Monday, April 04, 2011

Community Broadband Networks

An interesting article in Government Technology magazine refers to a new community broadband map published in March 2011. Just as interesting as who is on the map, is who is not. Several communities in Utah, for example, were among the very first to build community fibre networks. In 1997, a group of neighbors that had begun by networking their homes together for multi-player gaming started a company called Airswitch. The company began branching out to neighboring communities, including American Fork and Pleasant Grove. Eventually, the cities of Springville and American Fork purchased their portions of the network from Airswitch. Four years later, American Fork was looking to sell the network it had purchased. I am still a user of that network which has provided excellent service and high capacity bandwidth at reasonable prices for over 10 years.
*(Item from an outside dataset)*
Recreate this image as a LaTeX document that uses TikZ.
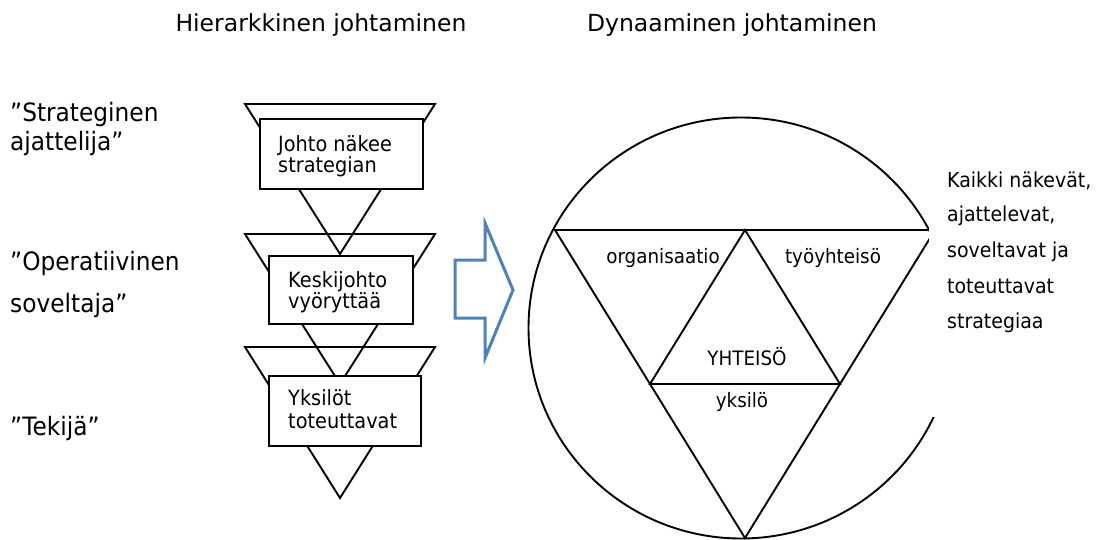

The Airswitch experiment continued to spawn interest in community broadband in Utah. Even without these early networks showing on the community broadband map mentioned above, the extent of broadband networks in Utah is well under-represented. UTOPIA was created by 16 Utah cities as a way to bring high capacity network infrastructure to their communities. These cities, which are mostly not represented on the map, include Brigham City, Cedar City, Cedar Hills, Centerville, Layton, Lindon, Midvale, Murray, Orem, Payson, Perry, Riverton, Tremonton, Vineyard, Washington, and West Valley City.

iProvo was another broadband service that was also created initially by the city of Provo and later sold to a private provider. After lining up over 10,000 subscribers, but continuing to lose money, iProvo was sold to Broadweave Networks which today operates as http://www.veracitynetworks.com.

Even though as a general observation, the map shows more community networks than expected, the networks shown in Utah are actually less than expected.